[Requirements] Everything in the listing except the pictures should be written out exactly.
○ ○ ○
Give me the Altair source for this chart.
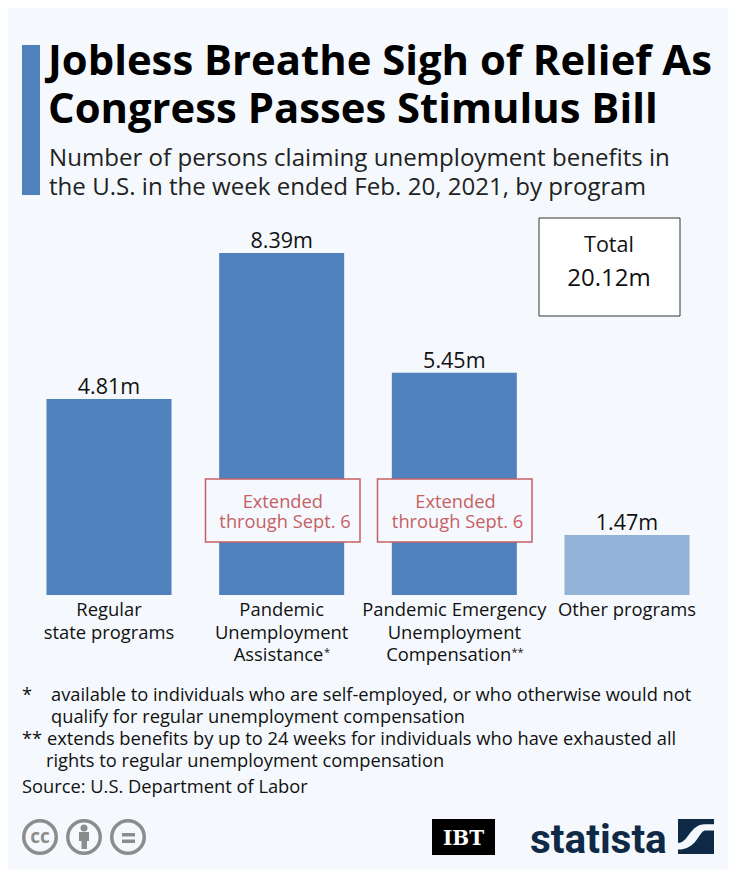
import altair as alt
import pandas as pd

programs = ["Regular state programs", "Pandemic Unemployment Assistance",
            "Pandemic Emergency Unemployment Compensation", "Other programs"]
values = [4.81, 8.39, 5.45, 1.47]
value_labels = ["4.81m", "8.39m", "5.45m", "1.47m"]
groups = ["main", "main", "main", "other"]
category_lines = ["Regular\nstate programs", "Pandemic\nUnemployment",
                  "Pandemic Emergency\nUnemployment", "Other programs"]

BG = "#f5f9fd"
BLUE = "#4f81bc"
LIGHT = "#92b2d8"
RED = "#c65f65"
GREY = "#8c8c8c"
NAVY = "#0f2a47"
FONT = "Open Sans"
W, H = 720, 861
OFF = 8

df = pd.DataFrame({"program": programs, "value": values, "label": value_labels,
                   "group": groups, "cat": category_lines})

x = alt.X("program:N", sort=programs, axis=None,
          scale=alt.Scale(range=[46.5 - OFF, 689.5 - OFF], paddingInner=0.276, paddingOuter=0))
y = alt.Y("value:Q", axis=None,
          scale=alt.Scale(domain=[0, 8.39], range=[595 - OFF, 253 - OFF], nice=False, zero=True))


def txt(s, px, py, size=18, color="#111111", align="left", weight="normal", font=FONT, lh=None, **kw):
    args = dict(font=font, fontSize=size, color=color, align=align, fontWeight=weight,
                baseline="alphabetic", lineBreak="\n", **kw)
    if lh:
        args["lineHeight"] = lh
    return alt.Chart(pd.DataFrame({"t": [s]})).mark_text(**args).encode(
        text="t:N", x=alt.value(px - OFF), y=alt.value(py - OFF))


def box(x0, y0, x1, y1, fill, stroke=None, sw=0):
    kw = dict(fill=fill)
    if stroke:
        kw.update(stroke=stroke, strokeWidth=sw)
    return alt.Chart(pd.DataFrame({"a": [0]})).mark_rect(**kw).encode(
        x=alt.value(x0 - OFF), x2=alt.value(x1 - OFF), y=alt.value(y0 - OFF), y2=alt.value(y1 - OFF))


def ring(cx, cy, d=32.5, sw=3.5):
    return alt.Chart(pd.DataFrame({"a": [0]})).mark_point(
        shape="circle", size=d * d, filled=False, stroke=GREY, strokeWidth=sw, opacity=1).encode(
        x=alt.value(cx - OFF), y=alt.value(cy - OFF))


def dot(cx, cy, d):
    return alt.Chart(pd.DataFrame({"a": [0]})).mark_point(
        shape="circle", size=d * d, filled=True, fill=GREY, opacity=1).encode(
        x=alt.value(cx - OFF), y=alt.value(cy - OFF))


bars = alt.Chart(df).mark_bar().encode(
    x=x, y=y,
    color=alt.Color("group:N", legend=None,
                    scale=alt.Scale(domain=["main", "other"], range=[BLUE, LIGHT])))
bar_labels = alt.Chart(df).mark_text(font=FONT, fontSize=21.5, color="#111111", baseline="alphabetic", dy=-5).encode(
    x=x, y=y, text="label:N")
cat_labels = alt.Chart(df).mark_text(font=FONT, fontSize=18.4, color="#111111", baseline="alphabetic",
                                     lineBreak="\n", lineHeight=22.5).encode(
    x=x, y=alt.value(616 - OFF), text="cat:N")

layers = [
    bars, bar_labels, cat_labels,
    txt("Assistance", 278.5, 661, size=18.4, align="center"),
    txt("Compensation", 448.7, 661, size=18.4, align="center"),
    txt("*", 324, 656, size=11),
    txt("**", 511.5, 656, size=11),
    box(22, 45, 40, 195, BLUE),
    txt("Jobless Breathe Sigh of Relief As", 48, 75, size=41.8, weight="bold", color="#000000"),
    txt("Congress Passes Stimulus Bill", 48, 122.5, size=41.8, weight="bold", color="#000000"),
    txt("Number of persons claiming unemployment benefits in", 49, 165.5, size=24.1, color="#222222"),
    txt("the U.S. in the week ended Feb. 20, 2021, by program", 49, 194.5, size=24.1, color="#222222"),
    box(539, 218, 680, 316, "#ffffff", "#333333", 1),
    txt("Total", 609, 252, size=21.5, align="center"),
    txt("20.12m", 609, 286, size=24, align="center"),
    box(205.5, 479, 360, 542, BG, RED, 1.5),
    box(377.5, 479, 532, 542, BG, RED, 1.5),
    txt("Extended", 282.8, 507.5, size=18.3, color=RED, align="center"),
    txt("through Sept. 6", 285, 527.5, size=18.3, color=RED, align="center"),
    txt("Extended", 455.5, 507.5, size=18.3, color=RED, align="center"),
    txt("through Sept. 6", 457.5, 527.5, size=18.3, color=RED, align="center"),
    txt("*", 22, 701, size=18.3),
    txt("available to individuals who are self-employed, or who otherwise would not", 51, 701, size=18.3),
    txt("qualify for regular unemployment compensation", 51, 723, size=18.3),
    txt("** extends benefits by up to 24 weeks for individuals who have exhausted all", 22, 745, size=18.3),
    txt("rights to regular unemployment compensation", 46, 767, size=18.3),
    txt("Source: U.S. Department of Labor", 22, 793, size=18.3),
    ring(40, 837), txt("cc", 40, 843, size=19, weight="bold", color=GREY, align="center"),
    ring(84, 837), dot(84, 828, 7), box(79, 832, 89, 841, GREY), box(81.5, 841, 87, 849, GREY),
    ring(128, 837), box(122, 833, 135, 836.5, GREY), box(122, 839.5, 135, 843, GREY),
    box(432, 819, 495, 855, "#000000"),
    txt("IBT", 463.5, 845, size=20, weight="bold", color="#ffffff", align="center", font="DejaVu Serif"),
    txt("statista", 530, 853, size=40.5, weight="bold", color=NAVY, font="Roboto"),
    box(678, 819, 714, 854, NAVY),
    alt.Chart(pd.DataFrame({"a": [0]})).mark_point(
        shape="M -1 0.36 C -0.42 0.36 -0.33 -0.68 0.49 -0.68 L 1 -0.68 L 1 -0.34 L 0.49 -0.34 "
              "C 0.13 -0.24 0.04 0.72 -1 0.72 Z",
        size=36 * 36, filled=True, fill=BG, opacity=1).encode(
        x=alt.value(696 - OFF), y=alt.value(836.5 - OFF)),
]

chart = alt.layer(*layers).properties(
    width=W, height=H, padding=0, background=BG,
    autosize=alt.AutoSizeParams(type="none", contains="padding"),
).resolve_scale(x="shared", y="shared").configure_view(stroke=None)

chart.save("out.html", embed_options={"renderer": "svg", "actions": False})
○ ○ ○
[Full answer]
Give me the Altair source for this chart.
import altair as alt
import pandas as pd

programs = ["Regular state programs", "Pandemic Unemployment Assistance",
            "Pandemic Emergency Unemployment Compensation", "Other programs"]
values = [4.81, 8.39, 5.45, 1.47]
value_labels = ["4.81m", "8.39m", "5.45m", "1.47m"]
groups = ["main", "main", "main", "other"]
category_lines = ["Regular\nstate programs", "Pandemic\nUnemployment",
                  "Pandemic Emergency\nUnemployment", "Other programs"]

BG = "#f5f9fd"
BLUE = "#4f81bc"
LIGHT = "#92b2d8"
RED = "#c65f65"
GREY = "#8c8c8c"
NAVY = "#0f2a47"
FONT = "Open Sans"
W, H = 720, 861
OFF = 8

df = pd.DataFrame({"program": programs, "value": values, "label": value_labels,
                   "group": groups, "cat": category_lines})

x = alt.X("program:N", sort=programs, axis=None,
          scale=alt.Scale(range=[46.5 - OFF, 689.5 - OFF], paddingInner=0.276, paddingOuter=0))
y = alt.Y("value:Q", axis=None,
          scale=alt.Scale(domain=[0, 8.39], range=[595 - OFF, 253 - OFF], nice=False, zero=True))


def txt(s, px, py, size=18, color="#111111", align="left", weight="normal", font=FONT, lh=None, **kw):
    args = dict(font=font, fontSize=size, color=color, align=align, fontWeight=weight,
                baseline="alphabetic", lineBreak="\n", **kw)
    if lh:
        args["lineHeight"] = lh
    return alt.Chart(pd.DataFrame({"t": [s]})).mark_text(**args).encode(
        text="t:N", x=alt.value(px - OFF), y=alt.value(py - OFF))


def box(x0, y0, x1, y1, fill, stroke=None, sw=0):
    kw = dict(fill=fill)
    if stroke:
        kw.update(stroke=stroke, strokeWidth=sw)
    return alt.Chart(pd.DataFrame({"a": [0]})).mark_rect(**kw).encode(
        x=alt.value(x0 - OFF), x2=alt.value(x1 - OFF), y=alt.value(y0 - OFF), y2=alt.value(y1 - OFF))


def ring(cx, cy, d=32.5, sw=3.5):
    return alt.Chart(pd.DataFrame({"a": [0]})).mark_point(
        shape="circle", size=d * d, filled=False, stroke=GREY, strokeWidth=sw, opacity=1).encode(
        x=alt.value(cx - OFF), y=alt.value(cy - OFF))


def dot(cx, cy, d):
    return alt.Chart(pd.DataFrame({"a": [0]})).mark_point(
        shape="circle", size=d * d, filled=True, fill=GREY, opacity=1).encode(
        x=alt.value(cx - OFF), y=alt.value(cy - OFF))


bars = alt.Chart(df).mark_bar().encode(
    x=x, y=y,
    color=alt.Color("group:N", legend=None,
                    scale=alt.Scale(domain=["main", "other"], range=[BLUE, LIGHT])))
bar_labels = alt.Chart(df).mark_text(font=FONT, fontSize=21.5, color="#111111", baseline="alphabetic", dy=-5).encode(
    x=x, y=y, text="label:N")
cat_labels = alt.Chart(df).mark_text(font=FONT, fontSize=18.4, color="#111111", baseline="alphabetic",
                                     lineBreak="\n", lineHeight=22.5).encode(
    x=x, y=alt.value(616 - OFF), text="cat:N")

layers = [
    bars, bar_labels, cat_labels,
    txt("Assistance", 278.5, 661, size=18.4, align="center"),
    txt("Compensation", 448.7, 661, size=18.4, align="center"),
    txt("*", 324, 656, size=11),
    txt("**", 511.5, 656, size=11),
    box(22, 45, 40, 195, BLUE),
    txt("Jobless Breathe Sigh of Relief As", 48, 75, size=41.8, weight="bold", color="#000000"),
    txt("Congress Passes Stimulus Bill", 48, 122.5, size=41.8, weight="bold", color="#000000"),
    txt("Number of persons claiming unemployment benefits in", 49, 165.5, size=24.1, color="#222222"),
    txt("the U.S. in the week ended Feb. 20, 2021, by program", 49, 194.5, size=24.1, color="#222222"),
    box(539, 218, 680, 316, "#ffffff", "#333333", 1),
    txt("Total", 609, 252, size=21.5, align="center"),
    txt("20.12m", 609, 286, size=24, align="center"),
    box(205.5, 479, 360, 542, BG, RED, 1.5),
    box(377.5, 479, 532, 542, BG, RED, 1.5),
    txt("Extended", 282.8, 507.5, size=18.3, color=RED, align="center"),
    txt("through Sept. 6", 285, 527.5, size=18.3, color=RED, align="center"),
    txt("Extended", 455.5, 507.5, size=18.3, color=RED, align="center"),
    txt("through Sept. 6", 457.5, 527.5, size=18.3, color=RED, align="center"),
    txt("*", 22, 701, size=18.3),
    txt("available to individuals who are self-employed, or who otherwise would not", 51, 701, size=18.3),
    txt("qualify for regular unemployment compensation", 51, 723, size=18.3),
    txt("** extends benefits by up to 24 weeks for individuals who have exhausted all", 22, 745, size=18.3),
    txt("rights to regular unemployment compensation", 46, 767, size=18.3),
    txt("Source: U.S. Department of Labor", 22, 793, size=18.3),
    ring(40, 837), txt("cc", 40, 843, size=19, weight="bold", color=GREY, align="center"),
    ring(84, 837), dot(84, 828, 7), box(79, 832, 89, 841, GREY), box(81.5, 841, 87, 849, GREY),
    ring(128, 837), box(122, 833, 135, 836.5, GREY), box(122, 839.5, 135, 843, GREY),
    box(432, 819, 495, 855, "#000000"),
    txt("IBT", 463.5, 845, size=20, weight="bold", color="#ffffff", align="center", font="DejaVu Serif"),
    txt("statista", 530, 853, size=40.5, weight="bold", color=NAVY, font="Roboto"),
    box(678, 819, 714, 854, NAVY),
    alt.Chart(pd.DataFrame({"a": [0]})).mark_point(
        shape="M -1 0.36 C -0.42 0.36 -0.33 -0.68 0.49 -0.68 L 1 -0.68 L 1 -0.34 L 0.49 -0.34 "
              "C 0.13 -0.24 0.04 0.72 -1 0.72 Z",
        size=36 * 36, filled=True, fill=BG, opacity=1).encode(
        x=alt.value(696 - OFF), y=alt.value(836.5 - OFF)),
]

chart = alt.layer(*layers).properties(
    width=W, height=H, padding=0, background=BG,
    autosize=alt.AutoSizeParams(type="none", contains="padding"),
).resolve_scale(x="shared", y="shared").configure_view(stroke=None)

chart.save("out.html", embed_options={"renderer": "svg", "actions": False})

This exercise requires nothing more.